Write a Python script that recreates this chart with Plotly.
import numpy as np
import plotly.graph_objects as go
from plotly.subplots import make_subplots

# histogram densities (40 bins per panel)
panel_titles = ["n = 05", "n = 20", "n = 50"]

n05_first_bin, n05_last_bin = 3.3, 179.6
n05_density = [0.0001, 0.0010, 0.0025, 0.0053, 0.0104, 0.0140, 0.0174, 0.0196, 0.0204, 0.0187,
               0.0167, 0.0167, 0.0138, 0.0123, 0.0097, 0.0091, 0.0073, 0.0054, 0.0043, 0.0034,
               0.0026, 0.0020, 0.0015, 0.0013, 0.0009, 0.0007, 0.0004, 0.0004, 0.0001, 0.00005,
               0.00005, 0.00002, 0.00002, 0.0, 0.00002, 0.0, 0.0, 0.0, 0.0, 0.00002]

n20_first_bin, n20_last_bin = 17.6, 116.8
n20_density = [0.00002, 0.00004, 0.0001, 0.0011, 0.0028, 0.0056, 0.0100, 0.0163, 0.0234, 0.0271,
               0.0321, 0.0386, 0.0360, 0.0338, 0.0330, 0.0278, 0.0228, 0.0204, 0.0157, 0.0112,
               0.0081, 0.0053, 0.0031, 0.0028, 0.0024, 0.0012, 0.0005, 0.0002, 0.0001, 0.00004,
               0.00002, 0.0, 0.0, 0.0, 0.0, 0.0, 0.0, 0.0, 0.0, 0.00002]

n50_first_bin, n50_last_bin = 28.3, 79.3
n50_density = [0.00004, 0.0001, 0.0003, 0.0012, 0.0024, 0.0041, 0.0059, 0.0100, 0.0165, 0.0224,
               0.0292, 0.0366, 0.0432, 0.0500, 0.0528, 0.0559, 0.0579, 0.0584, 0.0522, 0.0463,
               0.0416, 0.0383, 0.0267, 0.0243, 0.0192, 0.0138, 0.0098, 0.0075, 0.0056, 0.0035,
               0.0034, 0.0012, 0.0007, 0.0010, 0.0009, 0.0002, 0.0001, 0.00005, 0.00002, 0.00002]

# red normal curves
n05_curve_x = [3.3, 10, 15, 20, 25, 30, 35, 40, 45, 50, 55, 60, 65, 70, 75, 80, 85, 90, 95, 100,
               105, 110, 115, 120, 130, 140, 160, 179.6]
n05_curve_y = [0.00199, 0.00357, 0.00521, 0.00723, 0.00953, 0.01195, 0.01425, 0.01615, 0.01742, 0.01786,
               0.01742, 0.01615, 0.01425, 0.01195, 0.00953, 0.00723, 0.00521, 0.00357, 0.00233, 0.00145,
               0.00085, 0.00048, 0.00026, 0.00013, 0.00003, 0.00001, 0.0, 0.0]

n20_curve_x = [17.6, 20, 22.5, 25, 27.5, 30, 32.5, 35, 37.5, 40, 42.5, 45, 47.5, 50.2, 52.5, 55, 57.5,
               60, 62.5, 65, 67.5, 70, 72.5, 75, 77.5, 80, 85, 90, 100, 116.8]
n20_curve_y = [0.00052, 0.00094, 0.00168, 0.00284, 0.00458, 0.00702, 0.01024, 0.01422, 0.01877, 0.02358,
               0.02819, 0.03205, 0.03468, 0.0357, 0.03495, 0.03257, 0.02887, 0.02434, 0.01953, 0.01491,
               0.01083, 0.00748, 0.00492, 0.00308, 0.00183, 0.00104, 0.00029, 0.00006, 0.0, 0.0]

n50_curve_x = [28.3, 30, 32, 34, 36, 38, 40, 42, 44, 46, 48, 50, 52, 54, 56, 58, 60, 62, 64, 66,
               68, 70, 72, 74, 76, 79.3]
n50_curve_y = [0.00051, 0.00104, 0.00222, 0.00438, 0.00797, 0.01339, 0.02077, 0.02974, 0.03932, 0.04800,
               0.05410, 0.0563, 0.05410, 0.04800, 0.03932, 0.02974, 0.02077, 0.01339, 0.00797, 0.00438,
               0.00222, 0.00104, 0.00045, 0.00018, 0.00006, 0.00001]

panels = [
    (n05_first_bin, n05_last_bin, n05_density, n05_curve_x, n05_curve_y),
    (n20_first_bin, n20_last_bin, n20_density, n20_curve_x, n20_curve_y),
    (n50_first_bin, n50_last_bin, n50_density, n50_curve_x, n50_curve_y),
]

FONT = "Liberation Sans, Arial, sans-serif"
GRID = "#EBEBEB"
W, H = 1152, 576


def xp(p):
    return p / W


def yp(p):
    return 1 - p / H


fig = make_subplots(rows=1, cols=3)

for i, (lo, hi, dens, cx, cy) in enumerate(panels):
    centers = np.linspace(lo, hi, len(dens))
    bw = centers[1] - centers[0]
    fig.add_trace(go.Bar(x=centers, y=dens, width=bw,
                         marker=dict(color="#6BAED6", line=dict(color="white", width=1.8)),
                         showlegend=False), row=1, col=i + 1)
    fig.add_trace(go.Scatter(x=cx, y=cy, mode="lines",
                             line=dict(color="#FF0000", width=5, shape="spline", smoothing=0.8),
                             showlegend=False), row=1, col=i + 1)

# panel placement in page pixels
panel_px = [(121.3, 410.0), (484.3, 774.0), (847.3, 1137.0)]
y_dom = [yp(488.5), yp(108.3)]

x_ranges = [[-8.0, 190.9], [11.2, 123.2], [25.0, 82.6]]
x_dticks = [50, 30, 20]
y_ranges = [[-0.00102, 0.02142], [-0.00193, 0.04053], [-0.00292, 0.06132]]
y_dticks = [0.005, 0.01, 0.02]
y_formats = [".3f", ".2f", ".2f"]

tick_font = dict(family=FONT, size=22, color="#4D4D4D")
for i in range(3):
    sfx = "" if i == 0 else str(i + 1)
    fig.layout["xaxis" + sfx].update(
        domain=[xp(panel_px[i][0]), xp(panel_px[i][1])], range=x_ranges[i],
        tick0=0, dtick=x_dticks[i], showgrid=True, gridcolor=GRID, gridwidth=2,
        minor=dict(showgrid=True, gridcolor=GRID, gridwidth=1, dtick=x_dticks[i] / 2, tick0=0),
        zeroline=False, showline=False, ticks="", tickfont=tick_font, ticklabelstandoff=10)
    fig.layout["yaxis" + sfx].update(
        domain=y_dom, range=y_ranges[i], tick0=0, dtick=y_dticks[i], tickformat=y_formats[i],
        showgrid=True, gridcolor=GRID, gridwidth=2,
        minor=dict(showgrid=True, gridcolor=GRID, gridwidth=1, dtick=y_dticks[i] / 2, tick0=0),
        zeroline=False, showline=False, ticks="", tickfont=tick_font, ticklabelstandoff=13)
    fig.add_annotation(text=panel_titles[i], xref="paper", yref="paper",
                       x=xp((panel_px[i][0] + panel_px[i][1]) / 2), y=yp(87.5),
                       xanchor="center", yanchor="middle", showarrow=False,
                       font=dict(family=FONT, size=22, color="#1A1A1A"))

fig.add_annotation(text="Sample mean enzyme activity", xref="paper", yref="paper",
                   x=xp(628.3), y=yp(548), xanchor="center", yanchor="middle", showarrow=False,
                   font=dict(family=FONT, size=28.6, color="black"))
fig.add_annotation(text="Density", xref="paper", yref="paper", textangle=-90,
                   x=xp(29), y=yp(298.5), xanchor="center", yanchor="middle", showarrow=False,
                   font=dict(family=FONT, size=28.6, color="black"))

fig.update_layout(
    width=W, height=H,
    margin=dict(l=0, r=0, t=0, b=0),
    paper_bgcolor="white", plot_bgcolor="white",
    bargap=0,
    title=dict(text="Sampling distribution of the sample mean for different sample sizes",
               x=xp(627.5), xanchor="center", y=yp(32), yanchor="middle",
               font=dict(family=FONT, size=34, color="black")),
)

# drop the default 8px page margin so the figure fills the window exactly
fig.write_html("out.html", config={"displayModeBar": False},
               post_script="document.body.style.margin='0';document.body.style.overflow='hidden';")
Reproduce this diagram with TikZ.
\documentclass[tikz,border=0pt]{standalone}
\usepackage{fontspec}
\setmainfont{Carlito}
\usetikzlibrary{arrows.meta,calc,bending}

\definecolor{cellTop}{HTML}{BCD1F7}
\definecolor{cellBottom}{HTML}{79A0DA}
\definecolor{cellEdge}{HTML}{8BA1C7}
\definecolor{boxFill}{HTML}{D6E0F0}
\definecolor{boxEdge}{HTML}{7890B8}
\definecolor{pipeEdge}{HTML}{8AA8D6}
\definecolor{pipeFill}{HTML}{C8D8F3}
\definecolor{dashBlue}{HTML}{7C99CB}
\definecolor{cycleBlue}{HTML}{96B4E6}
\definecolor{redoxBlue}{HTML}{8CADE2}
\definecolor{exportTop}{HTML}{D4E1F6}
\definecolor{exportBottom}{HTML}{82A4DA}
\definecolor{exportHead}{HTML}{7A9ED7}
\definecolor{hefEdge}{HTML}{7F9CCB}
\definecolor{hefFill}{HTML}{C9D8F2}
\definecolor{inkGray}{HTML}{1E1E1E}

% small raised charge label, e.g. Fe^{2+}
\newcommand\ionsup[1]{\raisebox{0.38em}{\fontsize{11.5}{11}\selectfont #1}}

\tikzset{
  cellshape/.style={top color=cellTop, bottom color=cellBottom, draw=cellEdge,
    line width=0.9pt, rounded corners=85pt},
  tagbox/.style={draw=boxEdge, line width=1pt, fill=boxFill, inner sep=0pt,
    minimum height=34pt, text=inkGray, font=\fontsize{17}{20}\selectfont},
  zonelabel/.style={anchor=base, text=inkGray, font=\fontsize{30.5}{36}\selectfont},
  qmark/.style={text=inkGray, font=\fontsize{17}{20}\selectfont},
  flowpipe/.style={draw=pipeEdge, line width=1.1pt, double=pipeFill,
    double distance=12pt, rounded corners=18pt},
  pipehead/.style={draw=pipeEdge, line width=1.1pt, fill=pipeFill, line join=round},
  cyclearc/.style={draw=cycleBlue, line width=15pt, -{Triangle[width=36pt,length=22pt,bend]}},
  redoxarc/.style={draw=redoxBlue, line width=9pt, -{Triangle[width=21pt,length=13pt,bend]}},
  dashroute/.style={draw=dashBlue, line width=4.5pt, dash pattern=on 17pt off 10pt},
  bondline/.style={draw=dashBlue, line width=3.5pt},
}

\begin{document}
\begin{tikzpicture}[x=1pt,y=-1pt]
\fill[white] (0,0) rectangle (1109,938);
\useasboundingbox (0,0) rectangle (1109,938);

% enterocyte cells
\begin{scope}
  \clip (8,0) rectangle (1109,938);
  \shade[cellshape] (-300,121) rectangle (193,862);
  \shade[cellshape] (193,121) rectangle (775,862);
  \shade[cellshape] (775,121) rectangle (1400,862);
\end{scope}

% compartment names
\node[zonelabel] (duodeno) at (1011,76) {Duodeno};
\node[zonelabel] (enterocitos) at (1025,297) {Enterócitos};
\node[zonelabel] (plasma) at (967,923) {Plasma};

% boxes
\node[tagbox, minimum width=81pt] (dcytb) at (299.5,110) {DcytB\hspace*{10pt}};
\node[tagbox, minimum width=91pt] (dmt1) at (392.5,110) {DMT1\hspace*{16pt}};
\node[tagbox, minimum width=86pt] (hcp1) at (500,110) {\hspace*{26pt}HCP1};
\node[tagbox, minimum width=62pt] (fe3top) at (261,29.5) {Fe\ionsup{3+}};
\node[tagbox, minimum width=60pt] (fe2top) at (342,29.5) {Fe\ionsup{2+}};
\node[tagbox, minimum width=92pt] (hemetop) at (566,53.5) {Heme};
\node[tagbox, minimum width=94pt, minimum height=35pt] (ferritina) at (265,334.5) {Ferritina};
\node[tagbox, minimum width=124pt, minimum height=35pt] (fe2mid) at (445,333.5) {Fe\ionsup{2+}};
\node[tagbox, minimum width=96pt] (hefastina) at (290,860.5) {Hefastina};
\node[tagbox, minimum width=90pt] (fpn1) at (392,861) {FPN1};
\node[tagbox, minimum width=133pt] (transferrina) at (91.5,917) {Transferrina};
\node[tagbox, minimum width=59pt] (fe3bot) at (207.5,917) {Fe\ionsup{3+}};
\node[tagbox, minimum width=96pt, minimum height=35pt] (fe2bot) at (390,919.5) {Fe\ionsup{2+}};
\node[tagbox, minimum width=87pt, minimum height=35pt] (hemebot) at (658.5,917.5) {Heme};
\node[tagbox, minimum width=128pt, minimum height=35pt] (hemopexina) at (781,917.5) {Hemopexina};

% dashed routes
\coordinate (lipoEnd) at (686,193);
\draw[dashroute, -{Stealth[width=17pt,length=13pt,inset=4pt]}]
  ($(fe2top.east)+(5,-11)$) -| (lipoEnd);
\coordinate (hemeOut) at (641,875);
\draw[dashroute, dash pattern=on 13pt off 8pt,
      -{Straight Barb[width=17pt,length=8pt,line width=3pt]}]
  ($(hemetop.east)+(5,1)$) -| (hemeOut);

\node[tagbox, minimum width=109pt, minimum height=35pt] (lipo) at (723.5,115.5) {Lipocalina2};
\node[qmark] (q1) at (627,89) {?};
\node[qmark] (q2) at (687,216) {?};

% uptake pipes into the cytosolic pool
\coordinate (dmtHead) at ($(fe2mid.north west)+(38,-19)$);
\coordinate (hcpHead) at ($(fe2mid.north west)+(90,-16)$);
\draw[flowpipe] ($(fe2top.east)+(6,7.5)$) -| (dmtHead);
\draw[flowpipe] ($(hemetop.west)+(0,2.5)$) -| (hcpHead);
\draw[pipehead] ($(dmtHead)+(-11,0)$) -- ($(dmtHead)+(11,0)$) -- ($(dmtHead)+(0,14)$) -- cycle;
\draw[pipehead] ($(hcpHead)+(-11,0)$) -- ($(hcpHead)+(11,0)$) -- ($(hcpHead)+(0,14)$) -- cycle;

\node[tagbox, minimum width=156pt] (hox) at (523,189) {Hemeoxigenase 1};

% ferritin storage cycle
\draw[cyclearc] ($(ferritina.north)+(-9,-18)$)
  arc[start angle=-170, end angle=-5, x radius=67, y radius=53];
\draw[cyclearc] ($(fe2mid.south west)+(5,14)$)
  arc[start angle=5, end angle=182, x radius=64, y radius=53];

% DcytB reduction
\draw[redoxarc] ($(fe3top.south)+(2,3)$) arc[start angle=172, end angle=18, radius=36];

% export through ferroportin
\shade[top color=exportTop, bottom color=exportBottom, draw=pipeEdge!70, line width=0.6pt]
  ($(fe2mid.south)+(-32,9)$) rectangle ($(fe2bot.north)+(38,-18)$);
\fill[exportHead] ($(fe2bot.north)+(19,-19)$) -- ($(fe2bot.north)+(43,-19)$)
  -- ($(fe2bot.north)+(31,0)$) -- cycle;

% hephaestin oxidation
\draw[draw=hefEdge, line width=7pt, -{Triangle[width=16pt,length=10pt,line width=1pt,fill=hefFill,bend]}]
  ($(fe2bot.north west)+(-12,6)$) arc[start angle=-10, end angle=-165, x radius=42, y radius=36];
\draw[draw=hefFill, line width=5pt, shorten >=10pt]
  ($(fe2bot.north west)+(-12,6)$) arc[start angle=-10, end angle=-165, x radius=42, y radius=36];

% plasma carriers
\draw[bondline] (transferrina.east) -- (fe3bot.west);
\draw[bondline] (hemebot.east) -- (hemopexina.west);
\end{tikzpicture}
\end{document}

+++++

Reproduce word for word the lines of the records above, beginning at the first and ending with the line where "0.00085, 0.00048, 0.00026, 0.00013, 0.00003, 0.00001, 0.0, 0.0]" appears, and nothing past it.

Write a Python script that recreates this chart with Plotly.
import numpy as np
import plotly.graph_objects as go
from plotly.subplots import make_subplots

# histogram densities (40 bins per panel)
panel_titles = ["n = 05", "n = 20", "n = 50"]

n05_first_bin, n05_last_bin = 3.3, 179.6
n05_density = [0.0001, 0.0010, 0.0025, 0.0053, 0.0104, 0.0140, 0.0174, 0.0196, 0.0204, 0.0187,
               0.0167, 0.0167, 0.0138, 0.0123, 0.0097, 0.0091, 0.0073, 0.0054, 0.0043, 0.0034,
               0.0026, 0.0020, 0.0015, 0.0013, 0.0009, 0.0007, 0.0004, 0.0004, 0.0001, 0.00005,
               0.00005, 0.00002, 0.00002, 0.0, 0.00002, 0.0, 0.0, 0.0, 0.0, 0.00002]

n20_first_bin, n20_last_bin = 17.6, 116.8
n20_density = [0.00002, 0.00004, 0.0001, 0.0011, 0.0028, 0.0056, 0.0100, 0.0163, 0.0234, 0.0271,
               0.0321, 0.0386, 0.0360, 0.0338, 0.0330, 0.0278, 0.0228, 0.0204, 0.0157, 0.0112,
               0.0081, 0.0053, 0.0031, 0.0028, 0.0024, 0.0012, 0.0005, 0.0002, 0.0001, 0.00004,
               0.00002, 0.0, 0.0, 0.0, 0.0, 0.0, 0.0, 0.0, 0.0, 0.00002]

n50_first_bin, n50_last_bin = 28.3, 79.3
n50_density = [0.00004, 0.0001, 0.0003, 0.0012, 0.0024, 0.0041, 0.0059, 0.0100, 0.0165, 0.0224,
               0.0292, 0.0366, 0.0432, 0.0500, 0.0528, 0.0559, 0.0579, 0.0584, 0.0522, 0.0463,
               0.0416, 0.0383, 0.0267, 0.0243, 0.0192, 0.0138, 0.0098, 0.0075, 0.0056, 0.0035,
               0.0034, 0.0012, 0.0007, 0.0010, 0.0009, 0.0002, 0.0001, 0.00005, 0.00002, 0.00002]

# red normal curves
n05_curve_x = [3.3, 10, 15, 20, 25, 30, 35, 40, 45, 50, 55, 60, 65, 70, 75, 80, 85, 90, 95, 100,
               105, 110, 115, 120, 130, 140, 160, 179.6]
n05_curve_y = [0.00199, 0.00357, 0.00521, 0.00723, 0.00953, 0.01195, 0.01425, 0.01615, 0.01742, 0.01786,
               0.01742, 0.01615, 0.01425, 0.01195, 0.00953, 0.00723, 0.00521, 0.00357, 0.00233, 0.00145,
               0.00085, 0.00048, 0.00026, 0.00013, 0.00003, 0.00001, 0.0, 0.0]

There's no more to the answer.